Begin

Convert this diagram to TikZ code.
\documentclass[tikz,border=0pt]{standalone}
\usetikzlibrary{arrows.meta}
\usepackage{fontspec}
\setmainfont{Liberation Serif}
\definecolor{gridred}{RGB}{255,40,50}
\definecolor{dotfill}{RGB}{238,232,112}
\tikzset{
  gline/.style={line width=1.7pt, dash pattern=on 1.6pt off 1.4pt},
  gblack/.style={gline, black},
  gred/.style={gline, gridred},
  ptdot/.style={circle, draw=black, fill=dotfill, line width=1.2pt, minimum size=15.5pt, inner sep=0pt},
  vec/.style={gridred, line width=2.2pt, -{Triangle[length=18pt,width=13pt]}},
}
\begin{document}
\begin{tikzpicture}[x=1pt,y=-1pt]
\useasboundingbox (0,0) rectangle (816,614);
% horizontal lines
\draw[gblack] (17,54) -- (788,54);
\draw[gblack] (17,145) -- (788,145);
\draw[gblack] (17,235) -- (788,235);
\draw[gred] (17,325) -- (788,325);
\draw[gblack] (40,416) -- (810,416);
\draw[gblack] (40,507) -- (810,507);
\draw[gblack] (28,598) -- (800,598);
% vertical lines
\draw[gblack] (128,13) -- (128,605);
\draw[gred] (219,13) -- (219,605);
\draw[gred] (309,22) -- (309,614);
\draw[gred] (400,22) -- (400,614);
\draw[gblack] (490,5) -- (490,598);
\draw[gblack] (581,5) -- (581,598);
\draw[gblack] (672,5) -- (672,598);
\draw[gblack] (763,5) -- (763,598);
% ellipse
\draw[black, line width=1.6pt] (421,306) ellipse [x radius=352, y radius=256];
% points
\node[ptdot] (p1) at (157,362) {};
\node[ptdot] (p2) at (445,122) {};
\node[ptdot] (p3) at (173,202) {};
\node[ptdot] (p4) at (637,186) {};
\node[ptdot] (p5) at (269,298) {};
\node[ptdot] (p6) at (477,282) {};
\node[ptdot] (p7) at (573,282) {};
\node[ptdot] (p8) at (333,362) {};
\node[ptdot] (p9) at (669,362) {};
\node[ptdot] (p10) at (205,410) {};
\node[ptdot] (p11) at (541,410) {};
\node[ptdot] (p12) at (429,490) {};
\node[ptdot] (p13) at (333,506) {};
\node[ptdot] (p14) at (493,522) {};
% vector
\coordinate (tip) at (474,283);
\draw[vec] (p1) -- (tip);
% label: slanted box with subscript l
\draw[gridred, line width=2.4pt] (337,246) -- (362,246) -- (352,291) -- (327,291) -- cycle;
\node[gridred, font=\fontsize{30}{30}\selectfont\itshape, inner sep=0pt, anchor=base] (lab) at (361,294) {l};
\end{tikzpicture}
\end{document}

End

Restate the data above word for word, please.

Convert this diagram to TikZ code.
\documentclass[tikz,border=0pt]{standalone}
\usetikzlibrary{arrows.meta}
\usepackage{fontspec}
\setmainfont{Liberation Serif}
\definecolor{gridred}{RGB}{255,40,50}
\definecolor{dotfill}{RGB}{238,232,112}
\tikzset{
  gline/.style={line width=1.7pt, dash pattern=on 1.6pt off 1.4pt},
  gblack/.style={gline, black},
  gred/.style={gline, gridred},
  ptdot/.style={circle, draw=black, fill=dotfill, line width=1.2pt, minimum size=15.5pt, inner sep=0pt},
  vec/.style={gridred, line width=2.2pt, -{Triangle[length=18pt,width=13pt]}},
}
\begin{document}
\begin{tikzpicture}[x=1pt,y=-1pt]
\useasboundingbox (0,0) rectangle (816,614);
% horizontal lines
\draw[gblack] (17,54) -- (788,54);
\draw[gblack] (17,145) -- (788,145);
\draw[gblack] (17,235) -- (788,235);
\draw[gred] (17,325) -- (788,325);
\draw[gblack] (40,416) -- (810,416);
\draw[gblack] (40,507) -- (810,507);
\draw[gblack] (28,598) -- (800,598);
% vertical lines
\draw[gblack] (128,13) -- (128,605);
\draw[gred] (219,13) -- (219,605);
\draw[gred] (309,22) -- (309,614);
\draw[gred] (400,22) -- (400,614);
\draw[gblack] (490,5) -- (490,598);
\draw[gblack] (581,5) -- (581,598);
\draw[gblack] (672,5) -- (672,598);
\draw[gblack] (763,5) -- (763,598);
% ellipse
\draw[black, line width=1.6pt] (421,306) ellipse [x radius=352, y radius=256];
% points
\node[ptdot] (p1) at (157,362) {};
\node[ptdot] (p2) at (445,122) {};
\node[ptdot] (p3) at (173,202) {};
\node[ptdot] (p4) at (637,186) {};
\node[ptdot] (p5) at (269,298) {};
\node[ptdot] (p6) at (477,282) {};
\node[ptdot] (p7) at (573,282) {};
\node[ptdot] (p8) at (333,362) {};
\node[ptdot] (p9) at (669,362) {};
\node[ptdot] (p10) at (205,410) {};
\node[ptdot] (p11) at (541,410) {};
\node[ptdot] (p12) at (429,490) {};
\node[ptdot] (p13) at (333,506) {};
\node[ptdot] (p14) at (493,522) {};
% vector
\coordinate (tip) at (474,283);
\draw[vec] (p1) -- (tip);
% label: slanted box with subscript l
\draw[gridred, line width=2.4pt] (337,246) -- (362,246) -- (352,291) -- (327,291) -- cycle;
\node[gridred, font=\fontsize{30}{30}\selectfont\itshape, inner sep=0pt, anchor=base] (lab) at (361,294) {l};
\end{tikzpicture}
\end{document}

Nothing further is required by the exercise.